AVAILABLE DATA:

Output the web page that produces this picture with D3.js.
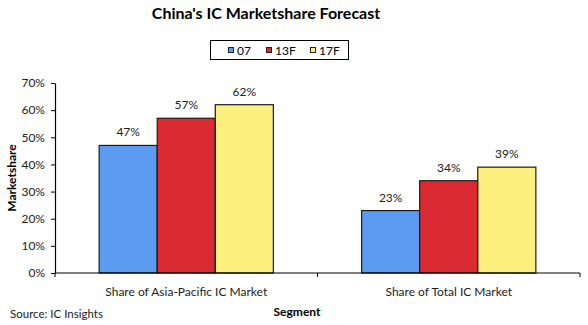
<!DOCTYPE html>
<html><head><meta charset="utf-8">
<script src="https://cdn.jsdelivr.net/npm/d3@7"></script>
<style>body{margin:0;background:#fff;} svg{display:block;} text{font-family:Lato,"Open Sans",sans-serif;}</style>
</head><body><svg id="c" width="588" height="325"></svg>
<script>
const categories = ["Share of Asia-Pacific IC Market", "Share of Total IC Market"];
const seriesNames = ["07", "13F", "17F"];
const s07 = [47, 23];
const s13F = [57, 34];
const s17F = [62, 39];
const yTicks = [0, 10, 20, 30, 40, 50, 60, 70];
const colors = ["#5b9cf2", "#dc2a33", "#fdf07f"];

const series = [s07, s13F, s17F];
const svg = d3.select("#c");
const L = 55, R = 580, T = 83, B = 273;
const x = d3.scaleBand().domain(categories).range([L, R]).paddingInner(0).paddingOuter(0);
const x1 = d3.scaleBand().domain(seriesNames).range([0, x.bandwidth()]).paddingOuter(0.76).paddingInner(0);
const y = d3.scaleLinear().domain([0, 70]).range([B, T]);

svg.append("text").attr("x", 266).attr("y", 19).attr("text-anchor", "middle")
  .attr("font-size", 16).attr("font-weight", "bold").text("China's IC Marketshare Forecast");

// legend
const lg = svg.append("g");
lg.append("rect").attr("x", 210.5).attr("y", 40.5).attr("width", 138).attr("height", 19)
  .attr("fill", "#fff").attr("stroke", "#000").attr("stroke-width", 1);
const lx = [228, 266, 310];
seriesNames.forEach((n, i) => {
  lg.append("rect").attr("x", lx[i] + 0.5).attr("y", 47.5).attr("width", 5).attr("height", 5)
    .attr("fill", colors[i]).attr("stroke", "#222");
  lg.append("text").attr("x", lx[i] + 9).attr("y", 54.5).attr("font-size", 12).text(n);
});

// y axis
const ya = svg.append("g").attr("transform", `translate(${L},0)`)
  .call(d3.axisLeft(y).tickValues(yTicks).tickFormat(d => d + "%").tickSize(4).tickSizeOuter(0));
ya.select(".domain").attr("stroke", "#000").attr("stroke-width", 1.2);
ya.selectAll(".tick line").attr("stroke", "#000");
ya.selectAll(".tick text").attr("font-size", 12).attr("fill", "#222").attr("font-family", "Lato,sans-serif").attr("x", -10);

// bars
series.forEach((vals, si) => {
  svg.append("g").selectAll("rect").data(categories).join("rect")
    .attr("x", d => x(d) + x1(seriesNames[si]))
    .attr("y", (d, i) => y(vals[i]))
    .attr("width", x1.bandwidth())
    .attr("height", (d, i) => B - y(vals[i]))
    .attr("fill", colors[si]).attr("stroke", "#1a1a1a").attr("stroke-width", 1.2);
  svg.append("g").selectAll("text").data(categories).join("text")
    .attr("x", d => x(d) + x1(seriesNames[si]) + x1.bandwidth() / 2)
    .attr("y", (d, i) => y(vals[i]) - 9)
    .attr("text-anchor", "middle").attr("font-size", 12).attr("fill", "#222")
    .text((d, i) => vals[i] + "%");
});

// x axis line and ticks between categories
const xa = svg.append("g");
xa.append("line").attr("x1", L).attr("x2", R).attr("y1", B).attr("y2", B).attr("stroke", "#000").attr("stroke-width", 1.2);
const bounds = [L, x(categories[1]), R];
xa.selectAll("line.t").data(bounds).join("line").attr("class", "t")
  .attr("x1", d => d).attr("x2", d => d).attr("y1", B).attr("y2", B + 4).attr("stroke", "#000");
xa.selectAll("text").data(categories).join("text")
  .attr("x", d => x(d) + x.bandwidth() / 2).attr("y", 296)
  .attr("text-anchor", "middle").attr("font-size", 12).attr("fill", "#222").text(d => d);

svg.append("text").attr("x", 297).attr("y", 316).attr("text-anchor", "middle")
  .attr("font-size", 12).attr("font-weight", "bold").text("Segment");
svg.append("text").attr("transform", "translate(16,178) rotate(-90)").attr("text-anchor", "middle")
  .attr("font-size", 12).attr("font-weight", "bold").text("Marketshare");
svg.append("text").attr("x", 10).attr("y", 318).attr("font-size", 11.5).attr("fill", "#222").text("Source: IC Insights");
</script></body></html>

STATED EXERCISE:
All the lines above are to be given again exactly as they read, with the pictures removed.

OUTPUT BELOW:
Output the web page that produces this picture with D3.js.
<!DOCTYPE html>
<html><head><meta charset="utf-8">
<script src="https://cdn.jsdelivr.net/npm/d3@7"></script>
<style>body{margin:0;background:#fff;} svg{display:block;} text{font-family:Lato,"Open Sans",sans-serif;}</style>
</head><body><svg id="c" width="588" height="325"></svg>
<script>
const categories = ["Share of Asia-Pacific IC Market", "Share of Total IC Market"];
const seriesNames = ["07", "13F", "17F"];
const s07 = [47, 23];
const s13F = [57, 34];
const s17F = [62, 39];
const yTicks = [0, 10, 20, 30, 40, 50, 60, 70];
const colors = ["#5b9cf2", "#dc2a33", "#fdf07f"];

const series = [s07, s13F, s17F];
const svg = d3.select("#c");
const L = 55, R = 580, T = 83, B = 273;
const x = d3.scaleBand().domain(categories).range([L, R]).paddingInner(0).paddingOuter(0);
const x1 = d3.scaleBand().domain(seriesNames).range([0, x.bandwidth()]).paddingOuter(0.76).paddingInner(0);
const y = d3.scaleLinear().domain([0, 70]).range([B, T]);

svg.append("text").attr("x", 266).attr("y", 19).attr("text-anchor", "middle")
  .attr("font-size", 16).attr("font-weight", "bold").text("China's IC Marketshare Forecast");

// legend
const lg = svg.append("g");
lg.append("rect").attr("x", 210.5).attr("y", 40.5).attr("width", 138).attr("height", 19)
  .attr("fill", "#fff").attr("stroke", "#000").attr("stroke-width", 1);
const lx = [228, 266, 310];
seriesNames.forEach((n, i) => {
  lg.append("rect").attr("x", lx[i] + 0.5).attr("y", 47.5).attr("width", 5).attr("height", 5)
    .attr("fill", colors[i]).attr("stroke", "#222");
  lg.append("text").attr("x", lx[i] + 9).attr("y", 54.5).attr("font-size", 12).text(n);
});

// y axis
const ya = svg.append("g").attr("transform", `translate(${L},0)`)
  .call(d3.axisLeft(y).tickValues(yTicks).tickFormat(d => d + "%").tickSize(4).tickSizeOuter(0));
ya.select(".domain").attr("stroke", "#000").attr("stroke-width", 1.2);
ya.selectAll(".tick line").attr("stroke", "#000");
ya.selectAll(".tick text").attr("font-size", 12).attr("fill", "#222").attr("font-family", "Lato,sans-serif").attr("x", -10);

// bars
series.forEach((vals, si) => {
  svg.append("g").selectAll("rect").data(categories).join("rect")
    .attr("x", d => x(d) + x1(seriesNames[si]))
    .attr("y", (d, i) => y(vals[i]))
    .attr("width", x1.bandwidth())
    .attr("height", (d, i) => B - y(vals[i]))
    .attr("fill", colors[si]).attr("stroke", "#1a1a1a").attr("stroke-width", 1.2);
  svg.append("g").selectAll("text").data(categories).join("text")
    .attr("x", d => x(d) + x1(seriesNames[si]) + x1.bandwidth() / 2)
    .attr("y", (d, i) => y(vals[i]) - 9)
    .attr("text-anchor", "middle").attr("font-size", 12).attr("fill", "#222")
    .text((d, i) => vals[i] + "%");
});

// x axis line and ticks between categories
const xa = svg.append("g");
xa.append("line").attr("x1", L).attr("x2", R).attr("y1", B).attr("y2", B).attr("stroke", "#000").attr("stroke-width", 1.2);
const bounds = [L, x(categories[1]), R];
xa.selectAll("line.t").data(bounds).join("line").attr("class", "t")
  .attr("x1", d => d).attr("x2", d => d).attr("y1", B).attr("y2", B + 4).attr("stroke", "#000");
xa.selectAll("text").data(categories).join("text")
  .attr("x", d => x(d) + x.bandwidth() / 2).attr("y", 296)
  .attr("text-anchor", "middle").attr("font-size", 12).attr("fill", "#222").text(d => d);

svg.append("text").attr("x", 297).attr("y", 316).attr("text-anchor", "middle")
  .attr("font-size", 12).attr("font-weight", "bold").text("Segment");
svg.append("text").attr("transform", "translate(16,178) rotate(-90)").attr("text-anchor", "middle")
  .attr("font-size", 12).attr("font-weight", "bold").text("Marketshare");
svg.append("text").attr("x", 10).attr("y", 318).attr("font-size", 11.5).attr("fill", "#222").text("Source: IC Insights");
</script></body></html>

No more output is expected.